Voilà ce que le Saint-Esprit voudrait opérer en moi… Pourquoi n’opère-t-il pas tous ces prodiges, pourquoi suis-je si peu aimante… pourquoi Dieu n’est-il pas mon unique amour? Ah! ce sont mes impuretés qui arrêtent l’action du Saint-Esprit en moi… impuretés qui souillent mes sentiments; impuretés qui souillent mes affections; impuretés qui entachent mes actes; impuretés qui se glissent même dans ce qu’il y a de plus intime et de plus délicat en moi… Pour m’en convaincre je n’ai qu’à descendre dans les plis et replis de mon coeur… qu’y trouverai-je sinon des sentiments propres, égoïstes et naturels?

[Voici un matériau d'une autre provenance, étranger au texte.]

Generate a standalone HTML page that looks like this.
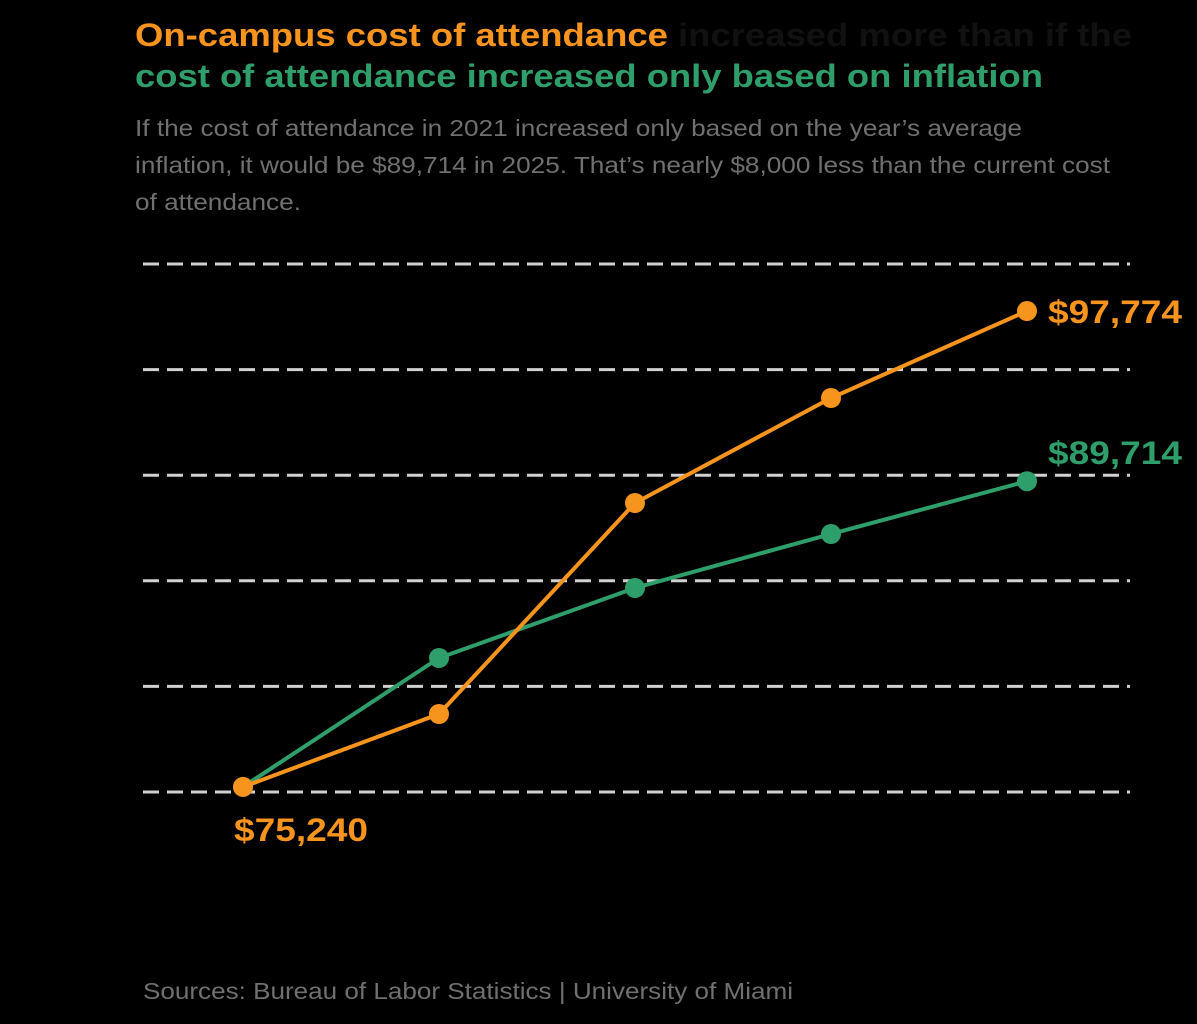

Cependant le Saint-Esprit dont je suis le temple réside en moi pour me purifier de toutes ces souillures, quelque légères qu’elles soient, il veut les faire disparaître. Il veut que je me donne à lui sans réserve, que je lui fasse le sacrifice de tous ces mais… si fin, si délicat(1) qui gênent la grâce en moi et l’action du St-Esprit sur mon âme… Suis-je bien réellement décidée à me livrer sans réserve, sans objections, sans mais à l’action purifiante du Saint-Esprit… Suis-je décidée à ne plus vivre que pour Dieu, à n’aimer que Dieu… à n’aimer qu’en Dieu… arriverai-je enfin à n’aimer uniquement que ce que j’ose appeler la Substance de Dieu et rien autre chose…

Une fois que mon coeur en sera là, ma vie en sera toute renouvelée; l’amour devenant le seul mobile de tous mes actes m’apprendra naturellement à les rendre aussi parfaits que possible.

Notes et post-scriptum
1. Ce singulier est dans le texte. A mettre au pluriel en rapportant ces mots aux "mais"?